We pulled into the Koket Borena hotel and I began to have another look at the damage whilst I was still filthy. The shock still needed a little more attention and so I started to work. I would be assisted again, by a short Ethiopian chap who was generally a complete hindrance. He spoke no English, he took my tools from me and then made the situation worse, repeatedly endangering us both beneath a car supported only by two jacks. Biting my tongue I avoided losing my patience until finally, with the job done I offered him a beer as compensation. He didn’t want beer though. He pointed at his dirty clothes, at his dirty hands and mimicked the international ‘rubbing together of fingers’ sign for money. He’d been useless for 90 percent of the time but I did feel sorry for him and so I gave him 50birr (two quid.) He got angry and asked for more. I got angry and told him that I was grateful for his help but it was now definitely time for him to piss off.
Whilst I’d been beneath Redvers, I’d noticed, as boyfriends are prone to, a well dressed man speaking to Laura. His name was Biruk and he was a tour guide. The fact that he was only approaching us an hour and a half after we’d entered meant he was a clever one at that; he’d waited until we’d settled in.
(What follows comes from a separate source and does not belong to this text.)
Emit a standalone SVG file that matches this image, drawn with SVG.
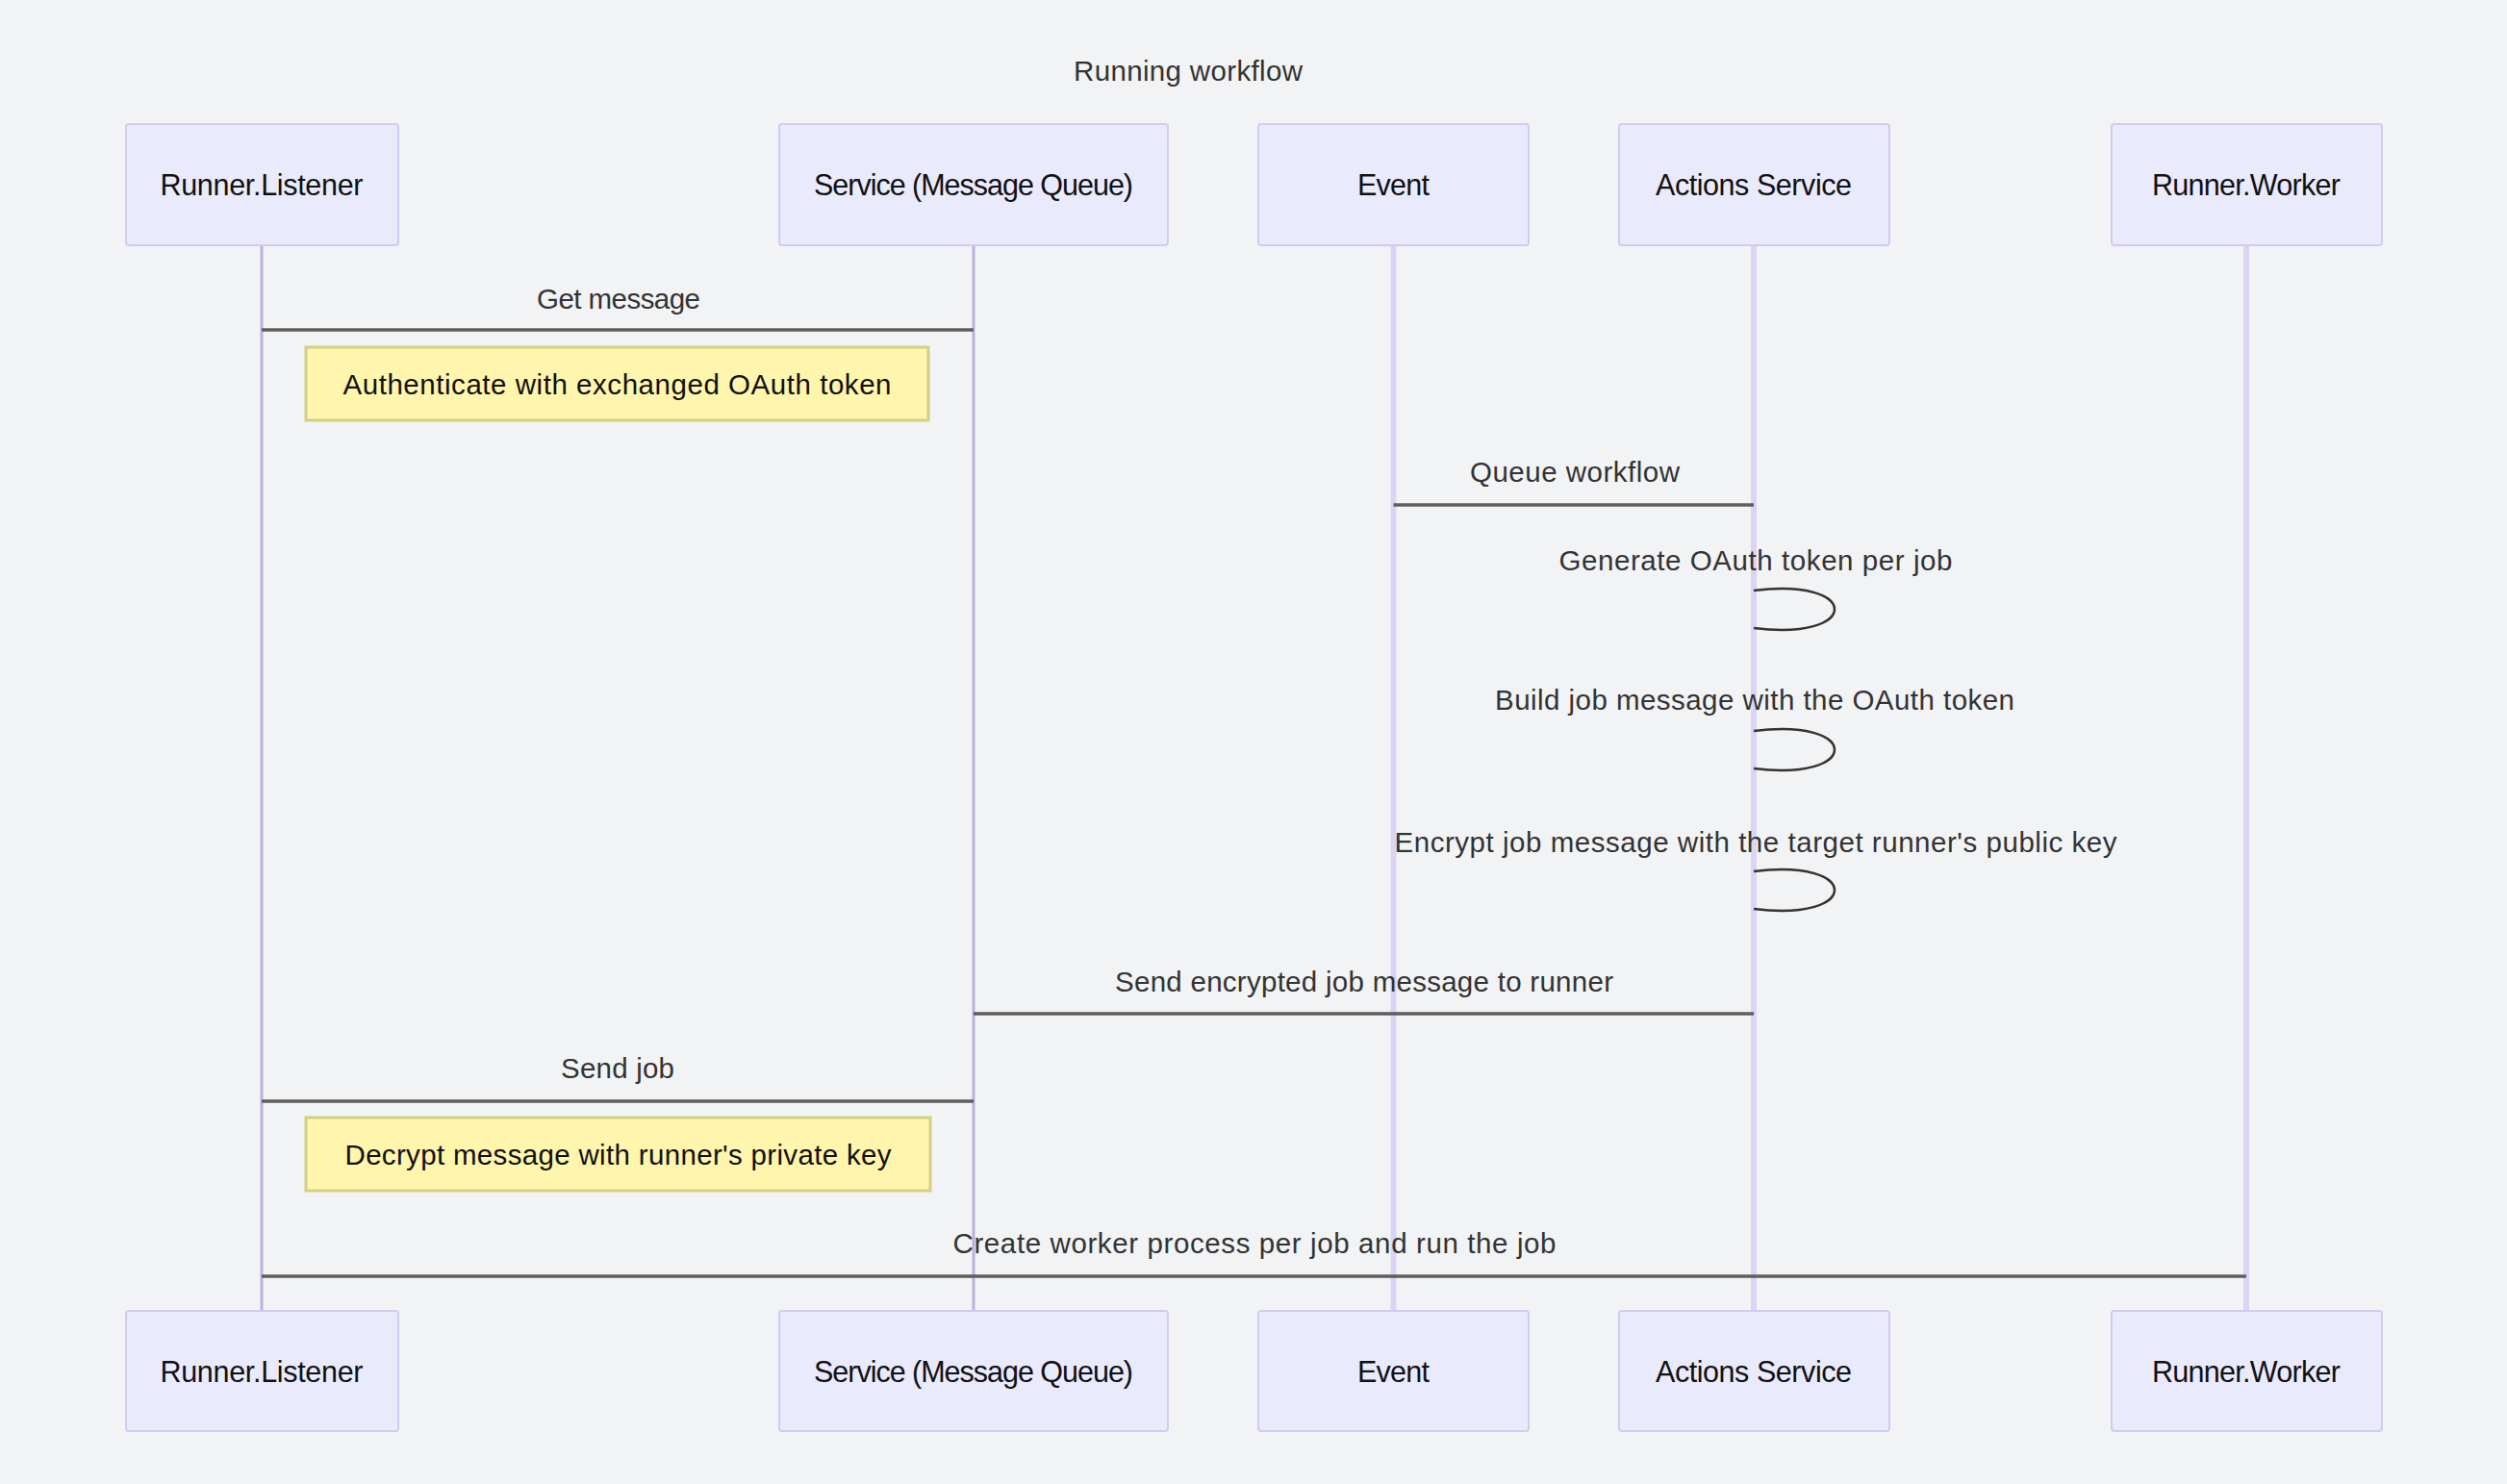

He was offering guided tours of South West Ethiopia. We were on a budget but more important we were busy. He suggested that he should return later, or, if we liked, he would have us over for a traditional coffee at his house and if we approved of that he could serve us dinner. We accepted and arranged to meet him at six.
With the car finished for now, we settled in to a Saint George beer before Biruk collected us and escorted us to his home. We met his wife briefly as she left for church and for the next hour and a half we drank some fantastic coffee, met his daughters Elsa and Hannah, both of whom were truly adorable, but Hannah especially so; she climbed over us, giggling softly and toying with our Faranji (Ethiopian for Mazungu or white man) hair whilst we looked through photos of Biruk’s previous tourist trips. We liked Biruk, he seemed honest; we also liked what we saw but were busy trying to work out whether or not visiting the tribes of South Omo would actually be a pleasurable experience. Our guide book had laid out the terms of engagement for us with tourist fees per tribe, village fees, ceremony fees and fees per photograph when photographing tribesmen and women. It would be an interesting trip but would probably be painful a one. We agreed that we didn’t want to miss it and we arranged to leave the following morning,
We chose to walk back through town, it was dark but it was nice to be soaking up the atmosphere of another culture. A culture that failed to shine through the voice of a young boy sat with his friends across the road; they were sat beneath a shady tree on an already dark night and his voice rang clear, “Fuck you, you sons of a bitch!”